Only N brought money, so J and M had to settle for just looking. We remembered that J owed N a copy of A Wrinkle in Time, which he had borrowed sometime last year and brought to school only for it to disappear from his backpack. Luckily N found 3 copies and chose one in great condition to replace the lost book. Price: $3.50
At checkout, I turned to J and said, "I'll pay for the book and you can pay me back from your $10 allowance you'll be getting later this week." Commence the whining...
"Noooooo, I'll pay him back lateeeerrrr."
Ignoring him, I finished paying, then took them outside to wait for Daddy and the little one. The I'm-not-done-with-you-yet-Texas heat soon drove us inside again. N went to find the others, so I showed J the receipt.
"Look— $2.78 with the discount. What a deal. You can pay me, say, $3 bucks out of your ten."
J immediately grabbed onto the original price I quoted and said, "No, I'll pay $2.78 like you said."
"No, $3 is easier...no change involved, just dollars. Let's call the difference 'sales tax.' Plus it's still a deal from the original $3.50 price!" I couldn't help but smile even as his frustration level grew, but I quickly masked my amusement as his brow furrowed and started getting upset.

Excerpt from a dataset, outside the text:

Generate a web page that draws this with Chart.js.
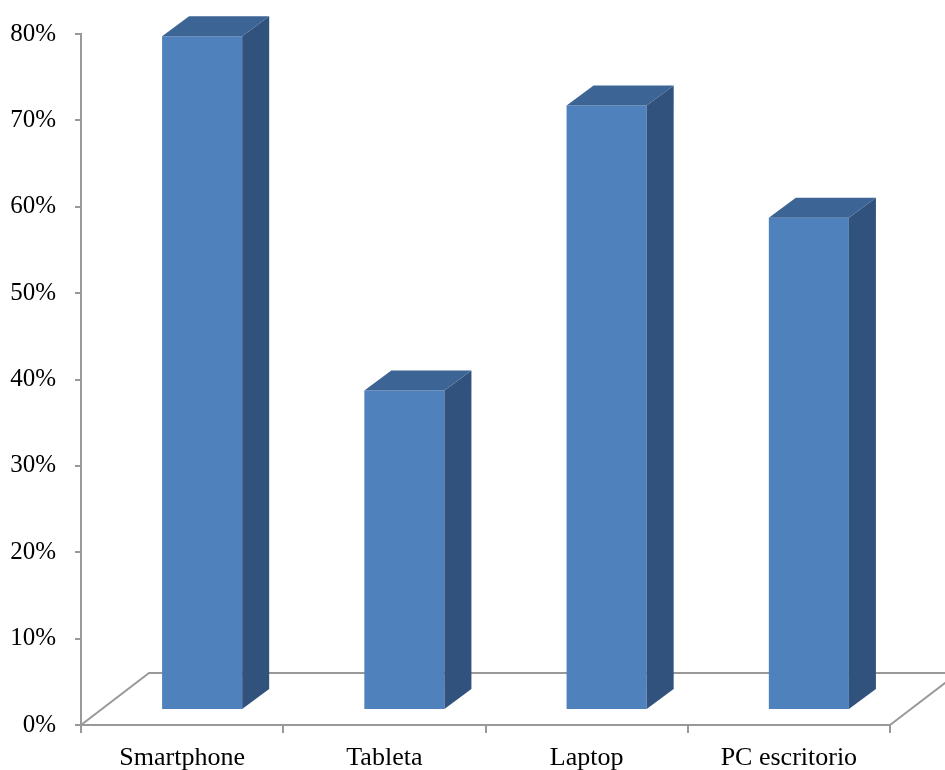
<!DOCTYPE html>
<html>
<head>
<meta charset="utf-8">
<script src="https://cdn.jsdelivr.net/npm/chart.js@4.4.1/dist/chart.umd.min.js"></script>
<style>
  body { margin: 0; background: #ffffff; }
  #wrap { width: 945px; height: 770px; }
</style>
</head>
<body>
<div id="wrap"><canvas id="chart" width="945" height="770"></canvas></div>
<script>
// values (percent)
const categories = ['Smartphone', 'Tableta', 'Laptop', 'PC escritorio'];
const shares = [78, 37, 70, 57];
const yTicks = [0, 10, 20, 30, 40, 50, 60, 70, 80];

const FRONT = '#4F81BD';
const TOP = '#3C6494';
const SIDE = '#32527E';
const LINE = '#999999';
const FONT = "'Liberation Serif', 'Times New Roman', serif";

// fake 3D: floor depth and bar depth (pixels)
const floorDepth = { dx: 68, dy: 52 };
const barShift = { dx: 20, dy: 15 };   // bars sit a bit behind the front edge
const barDepth = { dx: 27, dy: 20 };

const threeD = {
    id: 'threeD',
    beforeDatasetsDraw (chart) {
        const ctx = chart.ctx;
        const a = chart.chartArea;
        ctx.save();
        // floor outline (front edge is the x axis line)
        ctx.strokeStyle = LINE;
        ctx.lineWidth = 2;
        ctx.beginPath();
        ctx.moveTo(a.left, a.bottom);
        ctx.lineTo(a.left + floorDepth.dx, a.bottom - floorDepth.dy);
        ctx.lineTo(a.right + floorDepth.dx, a.bottom - floorDepth.dy);
        ctx.lineTo(a.right, a.bottom);
        ctx.stroke();
        // push the front faces back into the box
        ctx.translate(barShift.dx, -barShift.dy);
    },
    afterDatasetsDraw (chart) {
        const ctx = chart.ctx;
        chart.getDatasetMeta(0).data.forEach(function (bar) {
            const p = bar.getProps(['x', 'y', 'base', 'width'], true);
            const l = p.x - p.width / 2;
            const r = p.x + p.width / 2;
            // side face
            ctx.fillStyle = SIDE;
            ctx.beginPath();
            ctx.moveTo(r, p.y);
            ctx.lineTo(r + barDepth.dx, p.y - barDepth.dy);
            ctx.lineTo(r + barDepth.dx, p.base - barDepth.dy);
            ctx.lineTo(r, p.base);
            ctx.closePath();
            ctx.fill();
            // top face
            ctx.fillStyle = TOP;
            ctx.beginPath();
            ctx.moveTo(l, p.y);
            ctx.lineTo(l + barDepth.dx, p.y - barDepth.dy);
            ctx.lineTo(r + barDepth.dx, p.y - barDepth.dy);
            ctx.lineTo(r, p.y);
            ctx.closePath();
            ctx.fill();
        });
        ctx.restore();
    }
};

new Chart(document.getElementById('chart'), {
    type: 'bar',
    data: {
        labels: categories,
        datasets: [{
            data: shares,
            backgroundColor: FRONT,
            borderWidth: 0,
            categoryPercentage: 1,
            barPercentage: 0.396,
            clip: false
        }]
    },
    options: {
        responsive: false,
        animation: false,
        layout: { padding: { top: 33, right: 55, left: 0, bottom: 0 } },
        plugins: {
            legend: { display: false },
            tooltip: { enabled: false }
        },
        scales: {
            x: {
                grid: { display: true, drawOnChartArea: false, color: LINE, lineWidth: 2, tickLength: 8, offset: true },
                border: { display: true, color: LINE, width: 2 },
                ticks: { color: '#000000', font: { family: FONT, size: 26 }, padding: 10, maxRotation: 0 },
                afterFit (scale) { scale.height = 45; }
            },
            y: {
                min: 0,
                max: 80,
                afterBuildTicks (scale) { scale.ticks = yTicks.map(function (v) { return { value: v }; }); },
                grid: { display: true, drawOnChartArea: false, color: LINE, lineWidth: 2, tickLength: 6 },
                border: { display: true, color: LINE, width: 2 },
                ticks: {
                    color: '#000000',
                    font: { family: FONT, size: 25 },
                    padding: 19,
                    callback: function (v) { return v + '%'; }
                },
                afterFit (scale) { scale.width = 81; }
            }
        }
    },
    plugins: [threeD]
});
</script>
</body>
</html>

"Mom, it wasn't my fault. I didn't take the book out of my bag. It was there all day because we weren't allowed to get stuff out of our bags during school. Then after school it was just gone when I went to open my bag. It's not fair!"
J is going to be a lawyer someday. Or a politician. Or go to jail. I don't see much difference in the personalities of those three groups ... just the direction and purpose they're given. So we'll keep steering him toward honor and service and see how he changes the world. But in the meantime, he wasn't convincing me.
"J," I leaned in and put my finger on his chin, speaking softly but clearly (as we were still standing near the door of the busy store), "you borrowed the book. I believe you about what happened to it, but you still borrowed it. When we take someone's property and something happens to it —whether accidental or intentional — we are still responsible for it. You took the book and did not bring it home. It's not fair to N that his book didn't come home. So you owe N a new copy. He's not mad. I'm not mad. But you have to make it right."
To his credit, J simply hung his head for a moment —obviously disappointed— then nodded. I ruffled his hair and hugged him before N walked up. Parental moment over.
J is 9 years old. He's a smart kid ... people-smart. He gets relationships, understands the connections between actions and consequences. He may not always realize them beforehand, but when they are explained rationally to him, he gets it. And he has the biggest heart of anyone in our house, always concerned about the needy, the downtrodden, the poor. Maybe it's part of being the middle kid, but he's got a big thing about fairness. What I love is that he doesn't solely focus it on himself. He's just as likely to say "it's not fair!" about a bad call at a football game as he is about kids who don't have shoes because they can't afford them as he is about not getting an equal portion of ice cream as his brother.
I see a heart bent towards justice. And I pray his dad and I can continue to point him toward the God of justice, who spoke through his prophet Micah "... And what does the Lord require of you? But to do justly, and to love mercy, and to walk humbly with your God" (6:8).